> **WRITTEN REQUEST**:
Retype nothing except the lines below from the one with "Reproduce this chart with matplotlib." through the one with "long_term = 2.9", exactly, with images left out.

> **SUPPLIED RECORDS**:
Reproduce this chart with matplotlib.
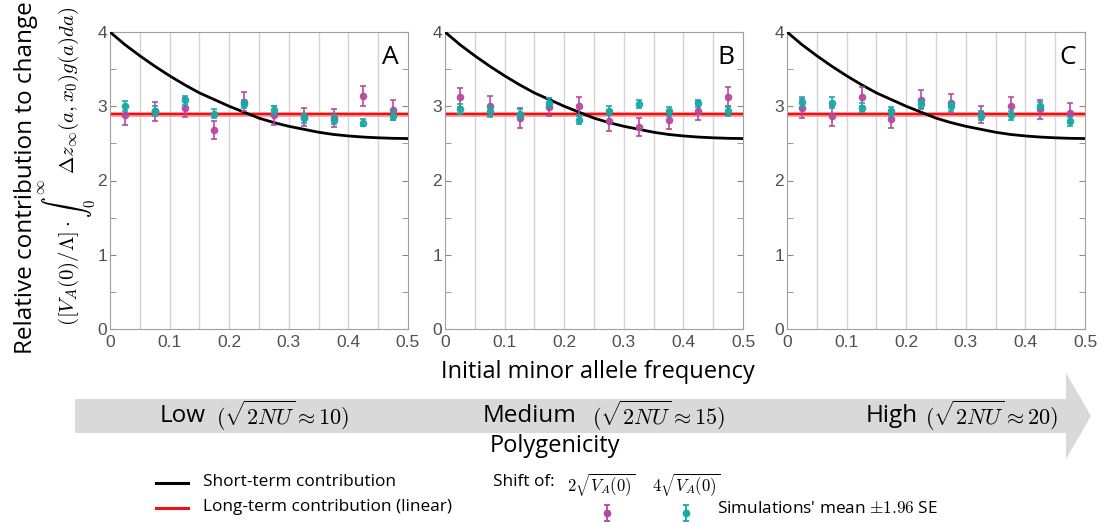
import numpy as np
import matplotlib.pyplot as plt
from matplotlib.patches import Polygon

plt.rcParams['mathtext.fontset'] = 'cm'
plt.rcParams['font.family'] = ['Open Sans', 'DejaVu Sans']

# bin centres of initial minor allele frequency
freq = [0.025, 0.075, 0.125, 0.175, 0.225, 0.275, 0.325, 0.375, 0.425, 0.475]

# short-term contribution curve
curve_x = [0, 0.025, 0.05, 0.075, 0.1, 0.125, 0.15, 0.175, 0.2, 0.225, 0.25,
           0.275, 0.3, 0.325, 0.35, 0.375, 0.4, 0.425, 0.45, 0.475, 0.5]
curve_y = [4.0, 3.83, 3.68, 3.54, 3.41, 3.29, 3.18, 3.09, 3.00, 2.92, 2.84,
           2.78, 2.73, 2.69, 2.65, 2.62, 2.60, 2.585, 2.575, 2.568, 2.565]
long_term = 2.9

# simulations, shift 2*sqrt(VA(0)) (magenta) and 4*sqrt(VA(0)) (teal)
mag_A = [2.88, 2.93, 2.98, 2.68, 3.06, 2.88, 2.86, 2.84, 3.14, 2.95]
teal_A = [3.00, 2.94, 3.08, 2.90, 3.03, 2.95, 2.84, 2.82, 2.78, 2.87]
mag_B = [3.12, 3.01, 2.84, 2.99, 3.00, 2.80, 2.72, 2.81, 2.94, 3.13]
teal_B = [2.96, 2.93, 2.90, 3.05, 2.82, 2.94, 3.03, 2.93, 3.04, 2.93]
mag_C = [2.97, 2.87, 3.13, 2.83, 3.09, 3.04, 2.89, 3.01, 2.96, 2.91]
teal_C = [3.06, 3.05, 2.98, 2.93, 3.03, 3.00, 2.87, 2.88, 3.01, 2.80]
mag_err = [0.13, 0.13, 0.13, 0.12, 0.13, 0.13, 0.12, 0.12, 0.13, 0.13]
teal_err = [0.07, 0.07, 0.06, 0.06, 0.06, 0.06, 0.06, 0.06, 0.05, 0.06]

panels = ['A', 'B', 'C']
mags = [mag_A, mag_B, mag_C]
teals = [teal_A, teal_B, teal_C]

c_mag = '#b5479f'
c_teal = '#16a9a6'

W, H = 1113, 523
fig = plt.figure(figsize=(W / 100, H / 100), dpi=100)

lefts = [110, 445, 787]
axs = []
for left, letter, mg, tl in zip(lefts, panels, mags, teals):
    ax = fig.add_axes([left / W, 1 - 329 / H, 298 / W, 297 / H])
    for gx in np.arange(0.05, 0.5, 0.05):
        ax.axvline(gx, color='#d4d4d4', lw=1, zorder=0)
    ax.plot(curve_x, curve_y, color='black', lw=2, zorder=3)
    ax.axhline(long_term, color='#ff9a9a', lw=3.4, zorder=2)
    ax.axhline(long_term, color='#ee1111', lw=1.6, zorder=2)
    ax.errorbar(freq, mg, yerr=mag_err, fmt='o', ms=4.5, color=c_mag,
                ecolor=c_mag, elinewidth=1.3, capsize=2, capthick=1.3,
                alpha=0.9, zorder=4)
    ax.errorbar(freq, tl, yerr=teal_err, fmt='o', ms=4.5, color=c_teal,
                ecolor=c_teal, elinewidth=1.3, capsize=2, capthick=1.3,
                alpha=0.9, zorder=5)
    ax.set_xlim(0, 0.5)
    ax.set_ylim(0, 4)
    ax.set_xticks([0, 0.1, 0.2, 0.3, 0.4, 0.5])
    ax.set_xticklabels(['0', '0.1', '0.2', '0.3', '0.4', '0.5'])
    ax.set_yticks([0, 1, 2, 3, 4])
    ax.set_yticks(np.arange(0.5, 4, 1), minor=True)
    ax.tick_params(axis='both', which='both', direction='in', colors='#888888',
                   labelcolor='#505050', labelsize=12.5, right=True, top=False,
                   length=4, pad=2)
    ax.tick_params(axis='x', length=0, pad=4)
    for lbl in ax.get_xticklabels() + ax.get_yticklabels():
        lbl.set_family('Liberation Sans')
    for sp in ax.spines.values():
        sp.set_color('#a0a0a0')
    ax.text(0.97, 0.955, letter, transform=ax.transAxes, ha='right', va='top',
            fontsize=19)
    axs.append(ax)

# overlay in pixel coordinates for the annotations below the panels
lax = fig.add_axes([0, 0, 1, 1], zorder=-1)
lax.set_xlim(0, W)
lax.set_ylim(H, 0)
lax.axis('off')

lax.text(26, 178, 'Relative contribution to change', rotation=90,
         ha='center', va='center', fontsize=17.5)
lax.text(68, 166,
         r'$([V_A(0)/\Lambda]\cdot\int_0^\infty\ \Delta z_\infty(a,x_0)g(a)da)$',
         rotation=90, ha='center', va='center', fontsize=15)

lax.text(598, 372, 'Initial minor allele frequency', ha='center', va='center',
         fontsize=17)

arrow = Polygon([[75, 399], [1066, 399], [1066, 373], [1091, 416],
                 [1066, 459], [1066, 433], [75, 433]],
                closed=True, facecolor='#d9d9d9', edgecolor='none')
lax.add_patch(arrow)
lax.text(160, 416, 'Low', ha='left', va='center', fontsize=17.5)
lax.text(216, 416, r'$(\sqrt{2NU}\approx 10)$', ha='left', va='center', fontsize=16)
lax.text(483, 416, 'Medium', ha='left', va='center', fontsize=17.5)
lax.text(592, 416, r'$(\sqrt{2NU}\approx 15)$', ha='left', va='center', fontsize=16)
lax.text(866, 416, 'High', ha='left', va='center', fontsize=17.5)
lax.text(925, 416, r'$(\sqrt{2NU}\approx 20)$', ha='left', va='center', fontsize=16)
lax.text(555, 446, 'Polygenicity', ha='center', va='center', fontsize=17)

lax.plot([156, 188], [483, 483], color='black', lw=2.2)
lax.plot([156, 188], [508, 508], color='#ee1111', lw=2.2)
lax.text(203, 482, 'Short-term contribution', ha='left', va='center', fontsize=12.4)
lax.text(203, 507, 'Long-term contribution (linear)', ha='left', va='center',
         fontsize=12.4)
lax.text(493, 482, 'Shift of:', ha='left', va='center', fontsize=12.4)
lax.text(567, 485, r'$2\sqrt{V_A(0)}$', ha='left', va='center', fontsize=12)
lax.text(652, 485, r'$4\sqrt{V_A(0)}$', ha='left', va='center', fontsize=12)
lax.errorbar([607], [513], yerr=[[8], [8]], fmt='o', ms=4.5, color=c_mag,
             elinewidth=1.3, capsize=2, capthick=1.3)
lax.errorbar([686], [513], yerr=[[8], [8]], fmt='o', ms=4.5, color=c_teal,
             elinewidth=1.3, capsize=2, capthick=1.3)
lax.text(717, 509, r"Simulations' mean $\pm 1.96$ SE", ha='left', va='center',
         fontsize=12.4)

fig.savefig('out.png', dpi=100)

---

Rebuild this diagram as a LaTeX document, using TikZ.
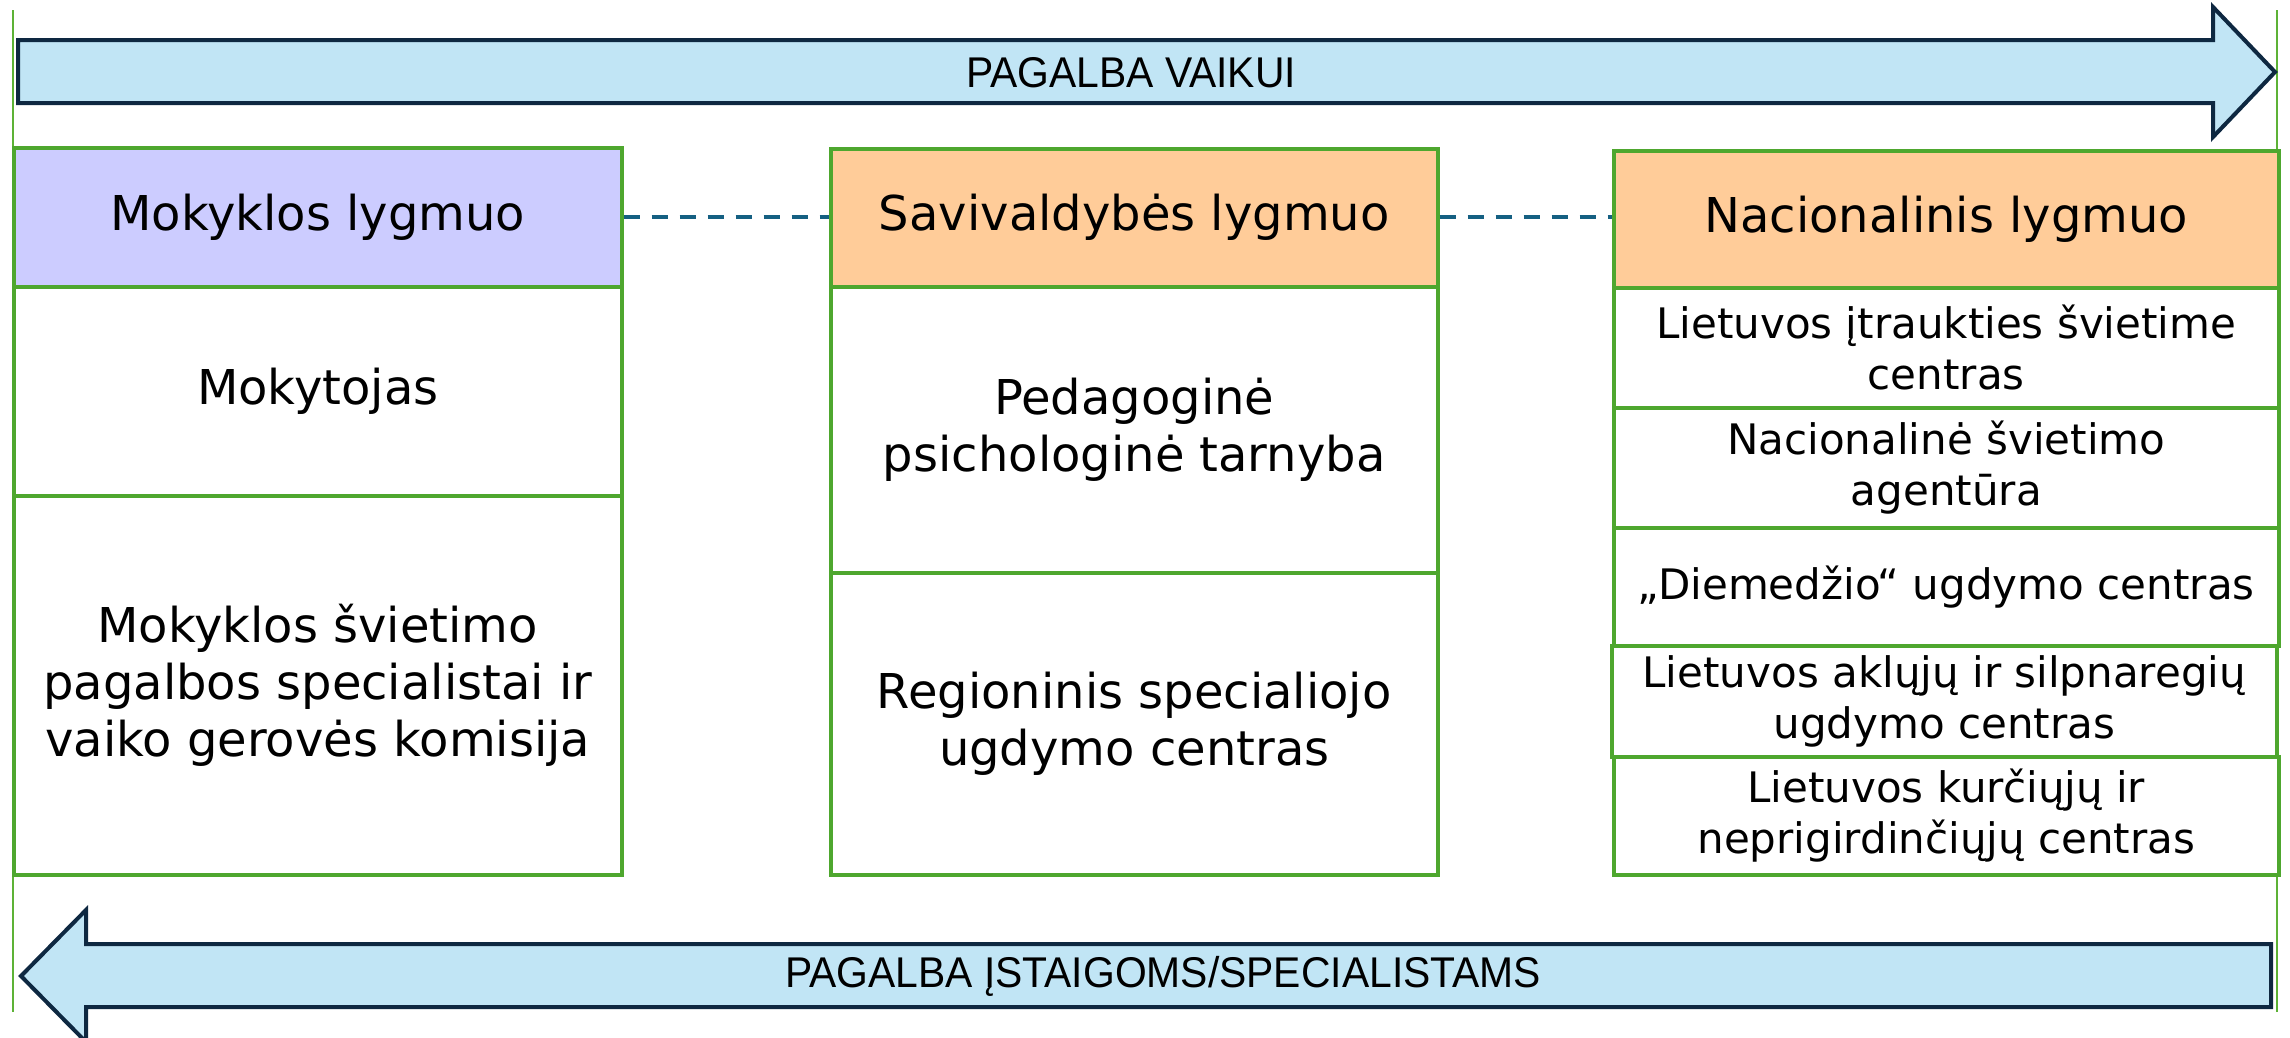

> **COMPLETED EXERCISE**:
Reproduce this chart with matplotlib.
import numpy as np
import matplotlib.pyplot as plt
from matplotlib.patches import Polygon

plt.rcParams['mathtext.fontset'] = 'cm'
plt.rcParams['font.family'] = ['Open Sans', 'DejaVu Sans']

# bin centres of initial minor allele frequency
freq = [0.025, 0.075, 0.125, 0.175, 0.225, 0.275, 0.325, 0.375, 0.425, 0.475]

# short-term contribution curve
curve_x = [0, 0.025, 0.05, 0.075, 0.1, 0.125, 0.15, 0.175, 0.2, 0.225, 0.25,
           0.275, 0.3, 0.325, 0.35, 0.375, 0.4, 0.425, 0.45, 0.475, 0.5]
curve_y = [4.0, 3.83, 3.68, 3.54, 3.41, 3.29, 3.18, 3.09, 3.00, 2.92, 2.84,
           2.78, 2.73, 2.69, 2.65, 2.62, 2.60, 2.585, 2.575, 2.568, 2.565]
long_term = 2.9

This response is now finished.